If you have graduate training or a strong theoretical background in anthropology, sociology, or related fields, the course will be too introductory for you...but if your university courses are getting hazy, or if you feel that your practice has become disconnected from sociocultural foundations, revisiting the essentials with a cohort of practicing ethnographers could be a great refresher.
"This course was exceptional! Through her thoughtful questions as well as embodied and thought experiments, Kate's course helped me to strengthen and sharpen my understanding of social theories. It empowered me to interpret the world and think deeply through new theoretical lenses"
—Aya Kubosumi, Partner, GOB Incubation Partners
This is an online course with a combination of asynchronous, self-paced materials and live sessions. Assignments are designed to be flexible and feasible for working professionals, but valuable learning in this course does require your active engagement and commitment. Components include:
- 1:1 introductory session with the instructor (30 minutes)
- 6 one-week units consisting of:
- Video presentation: The instructor explains a key theme in social theory and how it informs research practice (~30 minutes weekly, on your own time)
- Reading assignment: A case study demonstrating the application of social theory to concrete research and business problems (~30 minutes weekly, on your own time).
- Group session: Practice applying the course materials to real-world projects and extend learnings to your own work context. (2 hours weekly, scheduled sessions)

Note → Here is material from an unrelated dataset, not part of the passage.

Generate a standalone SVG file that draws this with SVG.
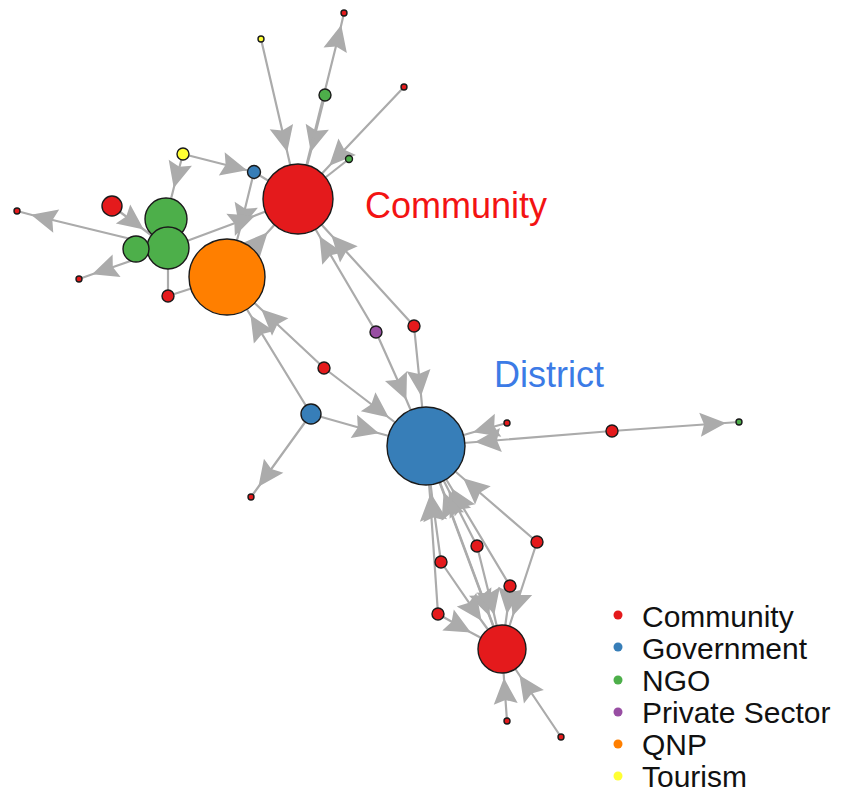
<svg xmlns="http://www.w3.org/2000/svg" width="853" height="794" viewBox="0 0 853 794">
  <style>
    .e { fill: none; stroke: #ababab; stroke-width: 2.2; }
    .a { marker-mid: url(#arr); }
    .n { stroke: #1a1a1a; stroke-width: 1.4; }
    .com { fill: #e41a1c; }
    .gov { fill: #377eb8; }
    .ngo { fill: #4daf4a; }
    .pri { fill: #984ea3; }
    .qnp { fill: #ff7f00; }
    .tou { fill: #ffff33; }
    .big { font-family: "Liberation Sans", Arial, sans-serif; font-size: 36px; }
    .leg { font-family: "Liberation Sans", Arial, sans-serif; font-size: 30px; fill: #111; }
  </style>
  <defs>
    <!-- notched arrowhead, tip at the path vertex it is attached to -->
    <marker id="arr" markerUnits="userSpaceOnUse" orient="auto" refX="0" refY="0"
            markerWidth="32" markerHeight="28" viewBox="-28 -14 32 28" overflow="visible">
      <path d="M1,0 L-25,-12 L-21,0 L-25,12 Z" fill="#ababab"/>
    </marker>
  </defs>
  <rect width="853" height="794" fill="#ffffff"/>

  <g id="edges">
    <!-- upper cluster -->
    <path class="e a" d="M261 39 L287 151 L298 199"/>
    <path class="e a" d="M325 95 L311 151 L298 199"/>
    <path class="e a" d="M298 199 L341 26 L344 13"/>
    <path class="e a" d="M404 87 L330 165 L298 199"/>
    <path class="e" d="M349 159 L298 199"/>
    <path class="e a" d="M183 154 L246 170 L254 172"/>
    <path class="e" d="M254 172 L298 199"/>
    <path class="e a" d="M254 172 L240 229 L227 277"/>
    <path class="e a" d="M168 248 L254 216 L298 199"/>
    <path class="e a" d="M227 277 L267 233 L298 199"/>
    <path class="e a" d="M183 154 L174 187 L166 219"/>
    <path class="e a" d="M112 206 L143 229 L168 248"/>
    <path class="e a" d="M168 248 L32 215 L17 211"/>
    <path class="e a" d="M168 248 L93 274 L79 279"/>
    <path class="e" d="M168 296 L168 248"/>
    <path class="e" d="M168 296 L227 277"/>
    <!-- between the hubs -->
    <path class="e a" d="M376 332 L320 237 L298 199"/>
    <path class="e a" d="M414 326 L332 236 L298 199"/>
    <path class="e a" d="M376 332 L406 399 L426 446"/>
    <path class="e a" d="M414 326 L421 395 L426 446"/>
    <path class="e a" d="M311 414 L251 316 L227 277"/>
    <path class="e a" d="M324 368 L262 310 L227 277"/>
    <path class="e a" d="M324 368 L388 417 L426 446"/>
    <path class="e a" d="M311 414 L378 433 L426 446"/>
    <path class="e a" d="M311 414 L259 486 L251 497"/>
    <!-- right branch -->
    <path class="e a" d="M507 423 L474 432 L426 446"/>
    <path class="e a" d="M612 431 L476 442 L426 446"/>
    <path class="e a" d="M612 431 L725 423 L739 422"/>
    <!-- lower cluster -->
    <path class="e a" d="M441 562 L432 496 L426 446"/>
    <path class="e a" d="M438 614 L430 496 L426 446"/>
    <path class="e a" d="M477 546 L449 491 L426 446"/>
    <path class="e a" d="M510 586 L452 489 L426 446"/>
    <path class="e a" d="M502 649 L444 493 L426 446"/>
    <path class="e a" d="M537 542 L464 479 L426 446"/>
    <path class="e a" d="M426 446 L489 615 L502 649"/>
    <path class="e a" d="M441 562 L481 620 L502 649"/>
    <path class="e a" d="M477 546 L494 614 L502 649"/>
    <path class="e a" d="M510 586 L507 613 L502 649"/>
    <path class="e a" d="M537 542 L513 615 L502 649"/>
    <path class="e a" d="M438 614 L470 632 L502 649"/>
    <path class="e a" d="M507 721 L504 679 L502 649"/>
    <path class="e a" d="M561 737 L520 676 L502 649"/>
  </g>

  <g id="n_community"><circle class="n com" cx="298" cy="199" r="35"/></g>
  <g id="n_qnp"><circle class="n qnp" cx="227" cy="277" r="38"/></g>
  <g id="n_district"><circle class="n gov" cx="426" cy="446" r="39"/></g>
  <g id="n_bottom"><circle class="n com" cx="502" cy="649" r="24"/></g>
  <g id="n_g1"><circle class="n ngo" cx="166" cy="219" r="21"/></g>
  <g id="n_g2"><circle class="n ngo" cx="168" cy="248" r="21"/></g>
  <g id="n_g3"><circle class="n ngo" cx="136" cy="249" r="13"/></g>
  <g id="n_rL"><circle class="n com" cx="112" cy="206" r="10"/></g>
  <g id="n_yL"><circle class="n tou" cx="183" cy="154" r="6"/></g>
  <g id="n_bS"><circle class="n gov" cx="254" cy="172" r="6.5"/></g>
  <g id="n_rFL"><circle class="n com" cx="17" cy="211" r="3"/></g>
  <g id="n_rLL"><circle class="n com" cx="79" cy="279" r="3"/></g>
  <g id="n_rBG"><circle class="n com" cx="168" cy="296" r="6"/></g>
  <g id="n_yT"><circle class="n tou" cx="261" cy="39" r="3"/></g>
  <g id="n_rT"><circle class="n com" cx="344" cy="13" r="3"/></g>
  <g id="n_gT"><circle class="n ngo" cx="325" cy="95" r="6"/></g>
  <g id="n_rTR"><circle class="n com" cx="404" cy="87" r="3"/></g>
  <g id="n_gS"><circle class="n ngo" cx="349" cy="159" r="3.5"/></g>
  <g id="n_pur"><circle class="n pri" cx="376" cy="332" r="6"/></g>
  <g id="n_rM1"><circle class="n com" cx="414" cy="326" r="6"/></g>
  <g id="n_rM2"><circle class="n com" cx="324" cy="368" r="6"/></g>
  <g id="n_bM"><circle class="n gov" cx="311" cy="414" r="10"/></g>
  <g id="n_rSL"><circle class="n com" cx="251" cy="497" r="3"/></g>
  <g id="n_rR1"><circle class="n com" cx="507" cy="423" r="3"/></g>
  <g id="n_rR2"><circle class="n com" cx="612" cy="431" r="6"/></g>
  <g id="n_gR"><circle class="n ngo" cx="739" cy="422" r="3"/></g>
  <g id="n_rB1"><circle class="n com" cx="477" cy="546" r="6"/></g>
  <g id="n_rB2"><circle class="n com" cx="537" cy="542" r="6"/></g>
  <g id="n_rB3"><circle class="n com" cx="441" cy="562" r="6"/></g>
  <g id="n_rB4"><circle class="n com" cx="510" cy="586" r="6"/></g>
  <g id="n_rB5"><circle class="n com" cx="438" cy="614" r="6"/></g>
  <g id="n_rB6"><circle class="n com" cx="507" cy="721" r="3"/></g>
  <g id="n_rB7"><circle class="n com" cx="561" cy="737" r="3"/></g>

  <g id="labels">
    <text class="big" x="365" y="218" fill="#f31313">Community</text>
    <text class="big" x="494" y="387" fill="#3c7be6">District</text>
  </g>

  <g id="legend">
    <circle class="com" cx="618" cy="615" r="4.5"/>
    <circle class="gov" cx="618" cy="647" r="4.5"/>
    <circle class="ngo" cx="618" cy="680" r="4.5"/>
    <circle class="pri" cx="618" cy="712" r="4.5"/>
    <circle class="qnp" cx="618" cy="744" r="4.5"/>
    <circle class="tou" cx="618" cy="776" r="4.5"/>
    <text class="leg" x="642" y="627">Community</text>
    <text class="leg" x="642" y="659">Government</text>
    <text class="leg" x="642" y="691">NGO</text>
    <text class="leg" x="642" y="723">Private Sector</text>
    <text class="leg" x="642" y="755">QNP</text>
    <text class="leg" x="642" y="787">Tourism</text>
  </g>
</svg>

Each week will cover an area of theory that is directly relevant to problems and projects in applied research. Through exercises and case studies, group sessions will focus on the implications of theory for:
- defining the problem to solve;
- scoping and defining research questions;
- selecting appropriate methods for gaining relevant data;
- doing deeper analysis.
Session 1, May 13: Introduction
We’ll start by exploring what theory is and how it infuses our everyday work practices. You’ll learn the value of sociocultural theory, how it’s different from other approaches, and its special value to work in business and organizational environments. Then we’ll learn about foundational frameworks of society and culture.
Session 2, May 20: There Is No "I" in "Culture"
Social theory elevates our understanding of “users,” “customers,” or “stakeholders” to a deeper, more meaningful approach to people and their everyday lives. We need theory to grasp context—individuals in relation to each other, communities, and society. Social theory challenges the traditional ways of representing individuals in business and offers more valuable alternatives.
Session 3, May 27: Culture and Bodies
Everything about our physical bodies is influenced by our social and cultural experience, from the way our brains are wired to the timing of developmental milestones to the way we dress and eat. Theory illuminates the embodied nature of people’s relationships to products and services, both physical and digital.
June 3: Reading Week—course does NOT meet
Session 4, June 10: The Meaning and Movement of Things
This week we explore how and why things acquire meaning and power, how this changes over time and space, and what it means for those who design and use things.
Session 5, June 17: Accountability, Power and Control
If we want to understand why people do what they do, we need to understand the social and cultural context that enables and constrains action—from social norms to family or workplaces structures to blunt political power. Theory about power and agency enables us to develop more robust organizational and product strategies.
Session 6, June 24 Belonging and Imagined Communities
Through language, narrative, symbols, and rituals, people create a sense of belonging and identity that transcends physical space. The concept of imagined communities is even more powerful in the digital age, when we need frameworks and models to understand people and communities across physical and cyber space.
Kate Sieck, PhD, currently serves as the Chief Scientist at AgencyAgile, a small consulting firm that uses theory-based frameworks to help organizations be more human. Prior to that role, she worked as a Behavioral Scientist at the RAND Corporation (nonprofit policy think tank) and as the Director of Anthropology and Analytics at a global marketing firm based in Minneapolis. Kate started with a traditional career in academia – she taught courses on anthropology, social theory, research methods, and American culture for more than a decade at Stanford University and Emory University. Across her many roles, her driving goal has been to use core ethnographic theory and methods to build accessible, rigorous frameworks for understanding collective human behavior.